В последние сутки снег почти сошел; утром была такая ясная, приятная весенняя сырость, истинно весенняя густота воздуха, что я удивился: что это все ругают погоду, ведь это все истинно весеннее, и потому уже волнующее, поднимающее, радующее.

А днем все стало быстро сохнуть, яснеть – и явилось уже настоящее весеннее солнце; долго гулял, и так хорошо дышалось, думалось, и в то же время так сжимала сердце печаль… Да что ж это, еще одна весна – а там, дальше, дальше – в обычном-то, житейском, простом смысле? Ах, человек – да разве ему дано знать это!

Читаю в журнале «Знамя», №3, записки К. Симонова. Сколько уклончивости, оглядки… Нельзя так писать человеку с именем; значит, не было истинного характера… И потом – все яснее, что он большой труженик, но очень небольшой писатель.

Когда вижу человека в солдатской шинели или рабочей одежде – не могу быть спокойным: из самой глубины души поднимается волнение, в котором и вина, и боль, и желание хоть нечаянно, взглядом, жестом, даже случайно не обидеть… Помочь. Хоть на вопрос ответить: судьба Сережи, жизнь его – солдат и рабочий.

Вчерашний сон: четко, страница за страницей читаю рассказ со сцены какого-то маленького клуба, и такие точные, емкие слова, и никаких даже во сне спотыканий. И помню, как удивлялся себе – ведь это сон, и я, не сбиваясь, читаю, и какие удачные фразы…

Дальше снилось путешествие вшестером – это мечта юности: шестеро друзей отправляются куда-то путешествовать, и приснилось именно шестеро, трое парней и три девушки (значит, снилась юность). Маленький кораблик у портового города входит в гавань, и перед глазами резко-цветные и красивые средневековые дома. Кто-то говорит: «Швеция!»

Так и побывал  во сне в Швеции.

Надо уметь расширять границы собственной жизни; больше воздуха – во всем, в жизни, в книгах своих.

30 марта, вечер

Кирха, мимо которой хожу почти каждый день, ступеньки, выступы, кирпичные столбики, выложенные человеческими руками: никогда не надоест.

Пока еще ничего нет в архитектуре на Земле красивее церквей, соборов. И не будет, пока не возникнут здания более высокой целесообразности. Но возможны ли такие?

Вчера, сегодня – улицы, улочки… Как много милого уюта в этих прибалтийских домах, улицах; ходил, выбирал – и выбрал всего два дома, в которых хотел бы жить: один роскошный, в таком не живать, а вот второй бы в Селижарове на Заволжской Набережной родной…

Утром, днем, вечером – чистое ровное солнце; сине-черное море; вечером все порозовело – и солнце меж ветвями сосен.

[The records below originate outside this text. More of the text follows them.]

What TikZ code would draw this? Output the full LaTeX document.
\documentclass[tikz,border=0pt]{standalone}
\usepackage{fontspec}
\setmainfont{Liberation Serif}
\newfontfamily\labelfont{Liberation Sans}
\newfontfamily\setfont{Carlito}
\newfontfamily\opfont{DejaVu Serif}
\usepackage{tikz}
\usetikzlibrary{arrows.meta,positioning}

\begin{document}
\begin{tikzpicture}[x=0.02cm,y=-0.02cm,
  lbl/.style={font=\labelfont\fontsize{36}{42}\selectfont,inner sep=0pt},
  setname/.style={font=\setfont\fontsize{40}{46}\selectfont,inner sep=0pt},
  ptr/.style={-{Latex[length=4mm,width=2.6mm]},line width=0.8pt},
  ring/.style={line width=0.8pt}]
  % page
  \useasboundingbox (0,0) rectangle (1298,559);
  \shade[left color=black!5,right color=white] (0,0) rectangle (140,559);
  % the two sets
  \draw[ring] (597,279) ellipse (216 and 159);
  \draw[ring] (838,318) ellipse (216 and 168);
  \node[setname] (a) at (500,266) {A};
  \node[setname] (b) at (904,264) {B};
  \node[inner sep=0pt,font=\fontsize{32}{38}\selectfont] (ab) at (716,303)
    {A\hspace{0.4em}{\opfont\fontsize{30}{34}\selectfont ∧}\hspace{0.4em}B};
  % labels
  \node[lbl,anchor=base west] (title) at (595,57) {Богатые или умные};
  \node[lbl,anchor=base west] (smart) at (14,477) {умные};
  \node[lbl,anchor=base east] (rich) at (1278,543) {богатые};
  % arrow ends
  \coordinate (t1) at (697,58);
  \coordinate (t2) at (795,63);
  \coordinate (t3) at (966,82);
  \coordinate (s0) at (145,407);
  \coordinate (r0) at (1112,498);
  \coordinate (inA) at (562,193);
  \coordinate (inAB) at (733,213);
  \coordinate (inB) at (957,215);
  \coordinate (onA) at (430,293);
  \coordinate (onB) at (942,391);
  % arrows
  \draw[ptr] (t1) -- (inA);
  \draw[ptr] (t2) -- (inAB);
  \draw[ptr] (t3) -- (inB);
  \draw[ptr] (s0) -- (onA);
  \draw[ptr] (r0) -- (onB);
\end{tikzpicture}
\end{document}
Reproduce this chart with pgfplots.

Редкие, редчайшие белые льдинки далеко от берега притягивали глаз очень. Простился с морем.

Тайна весны – она несомненно есть: под вечер сегодня, проходя пустынной улицей и глубоко вдохнув свежего воздуха, я бесспорно понял это (пытался сказать об этом в «Провинции», но нужно сильнее). Это, наверное, физическое осознание, через вот такой вдох, вечной связи своей с землей и жизнью – решительно со всем живым.

От этого – крайнее волнение и сильнейшее желание любви.